The owners of America’s 93 licensed reactors have been warned for decades that they could both implode and explode. They have also done nothing.

More than 150 people may have died in this avoidable Florida disaster. The death toll from the next avoidable reactor disaster could stretch into the millions, with property damage in the trillions, a blow from which our economy and ecosystems might never recover.

South Florida authorities have now ordered inspections of large buildings over forty years old. Nearly all US reactors – including four on the ocean in South Florida – are also now around forty years old.

They all must be immediately shut for rigorous inspection. To wait is to invite a radioactive version of what just happened to that condo.

The argument is not about nuclear power. It’s about basic sanity.

The industry is currently pushing “new” designs based on fusion, thorium, breeder technologies, molten salt, small modular, and more. None have been proven safe or effective in fighting climate chaos. Nor can they compete with renewables. None have a reasonable prospect of coming online before being completely left in the radioactive dust by accelerating advances in wind, solar, batteries, and LED efficiency.

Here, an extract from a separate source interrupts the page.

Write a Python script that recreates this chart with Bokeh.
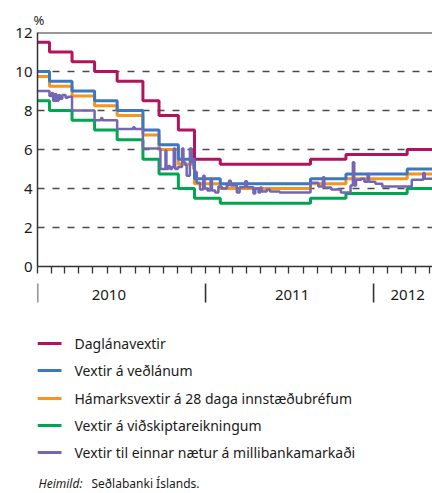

All are certain to consume huge quantities of public money, pouring into private pockets (like those of Bill Gates) before failing utterly.

But they pale in importance alongside the 93 US reactors (there are some 430 worldwide) now plummeting toward certain catastrophe.

None of these reactors can get private liability insurance against an apocalyptic disaster. Most were designed in the pre-digital 1950s and ‘60s. Many were built with inferior materials and understanding.

Critical welds at California’s Diablo Canyon, for example, contain metal components long since banned. But Unit One continues to operate.

Critical concrete at New Hampshire’s Seabrook and Ohio’s Davis-Besse is crumbling. Fort Calhoun in Nebraska was flooded. Intake pipes at South Texas froze. Reactors in Ohio and Virginia have been damaged by earthquakes. Diablo is surrounded by earthquake faults set to deliver seismic shocks which a Nuclear Regulatory Commission resident inspector has said it can’t withstand. The owners of San Onofre want to bury their high-level wastes ONE HUNDRED FEET from the tide line. Meaningful evacuation planning is nonexistent at sites where nearby population centers have exploded since the original siting approval.

All these old reactors contribute to climate chaos with emissions of heat, radiation, and carbon. They suck up billions of gallons of precious water, then dump it or evaporate it with chemical, radioactive, and thermal pollution. In every case, our planet would benefit from their shutdown.

Virtually all US reactors are almost certainly embrittled, meaning emergency cooling water poured into the core to quell a meltdown would shatter critical components, resulting in apocalyptic hydrogen and possibly fission explosions, as at Chernobyl and Fukushima.

To put it most simply: no embrittled reactor has a workable set of brakes. Yet states like California, and the NRC itself, refuse to conduct relatively cheap and simple open inspections.

Thus embrittlement, pipe cracking, component degradation, technical obsolescence, an aging workforce, rampant incompetence, and worse define the reality of virtually every operating atomic reactor, here and around the planet.